Cardenas, a 42-year-old native of the border city of Matamoros, Mexico, moved tons of cocaine and made millions of dollars as he ruled the Gulf Cartel drug empire with a viciousness and hands-on style seldom before seen, authorities said.

“Osiel Cardenas Guillen headed one of the most prolific and certainly most violent drug trafficking organizations that Mexico has ever spawned,” said Mike Vigil, a retired Drug Enforcement Administration agent who was based in Latin America as the agency’s chief of international operations.

“He ruled very much like Stalin in that he used massive amounts of violence against his enemies both in the government and those that opposed him in other criminal organizations,” he continued.

The famed drug lord has not been seen publicly since he was ushered in shackles into a Houston courtroom in 2007 to be read his rights when he arrived in Texas.

Despite a protest from the Houston Chronicle on Wednesday that the public had a right to be present for the sentencing of one of the most hunted men in recent times — in a case that has cost American taxpayers millions — U.S. District Judge Hilda Tagle kept the hearing closed without explanation.

Cardenas’ Gulf Cartel is believed responsible for the murders of hundreds of people in Mexico’s drug war.

The hearing, which was guarded by deputy U.S. marshals and security officers, was not even listed on the court’s official schedule until hours after it was over.

Secrecy ‘is wrong’

It remains to be seen how much of his sentence Cardenas will serve, as much of his prosecution has been handled via closed hearings and sealed documents. He may also get credit for time already served here and in Mexico.

“We strongly believe that the American justice system should operate in the light of day and not in secret,” Jeff Cohen, editor of the Chronicle, later said. “At a minimum, the public should be entitled to an explanation of why secrecy is being granted. That has not happened in the Cardenas case, and it is wrong.”

What little is known about the proceeding came from an e-mailed U.S. Department of Justice news release that said Cardenas pleaded guilty to threatening to kill two U.S. federal agents that were caught driving through his turf in 1999, as well as a Cameron County sheriff’s deputy who was in Texas working undercover as a trafficker moving ton-sized loads of marijuana from Brownsville to Houston.

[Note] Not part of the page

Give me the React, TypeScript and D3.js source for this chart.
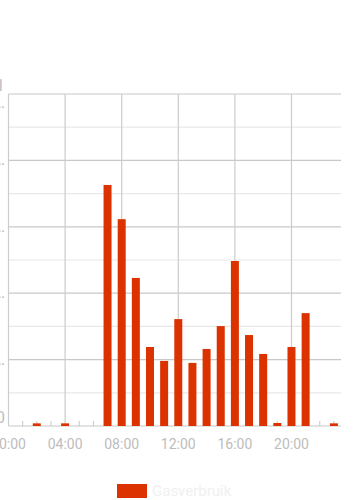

Cardenas, for whom the U.S. government had offered a $2 million reward, also pleaded guilty to drug smuggling and money laundering.

Cardenas’ four lawyers were in the courtroom, as was Jose Angel Moreno, chief prosecutor for the southern district of Texas, and his legal team. Two fashionable women, apparently friends or family of Cardenas, were ushered into the hearing.

Unleashed the Zetas

While Moreno and Cardenas’ attorneys all declined to comment after the approximately 25-minute hearing, the top prosecutor later said in the e-mail: “The successful prosecution of Cardenas-Guillen underscores the joint resolve of the United States and Mexico to pursue and prosecute the leadership of the drug trafficking cartels, dismantle their organizations and end the violence and corruption they have spawned.” He would not comment on the secrecy , nor would the U.S. Department of Justice.

As he left the courthouse, chief defense attorney Mike Ramsey added to the secrecy, saying only, “I can’t comment on what didn’t happen.”

Andrew Weissmann, a former U.S. prosecutor now in private practice in New York, called the closed sentencing “highly” unusual, particularly given the right of the public to access courtrooms: “I’ve seen guilty pleas under seal. I’m not sure I’ve ever seen a sentencing under seal.”

Cardenas’ biggest claim to infamy is that he created and unleashed the Zetas, a gang of former Mexican special forces soldiers who became his private army and hit squad.

Since Cardenas’ capture by the Mexican army during a wild shootout in 2003 and his later extradition to the U.S., the Zetas have raged against their rivals with a reputation for leaving victims decapitated and butchered in operations known for military precision and discipline.

Prison time a question

Cardenas, known by nicknames such as The Ghost and El Loco, surrendered a chance to fight for his freedom at trial in pleading guilty to a reduced number of charges as part of an agreement to cooperate with the U.S. government.

Secrecy — including uncertainty about whether prison time will be served — has been no stranger to the Cardenas case as well as the cases of 14 other Mexican organized crime figures from three cartels who were whisked to the U.S. on the same Boeing 727 in the early morning hours of Jan. 20, 2007.

Among them were two brothers, upper echelon members of the Tijuana Cartel, who agreed to plea bargains within two months of landing. They admitted to roles in racketeering, drug trafficking and the murder or rivals. One got 40 years and the other 30, but the Federal Bureau of Prisons said no one with their names was doing time.

Another player from the Sinaloa Cartel was given credit for time served in Mexico and is to be released in 2016.

Vigil, the former DEA agent, said he remained puzzled why Cardenas was treated in such a veiled manner.

“I have never heard of that for a Mexican drug cartel chieftain,” he said, “nor for individuals in traditional organized crime like John Gotti, Sammy (The Bull) Gravano or any of them, even though they were cooperating.”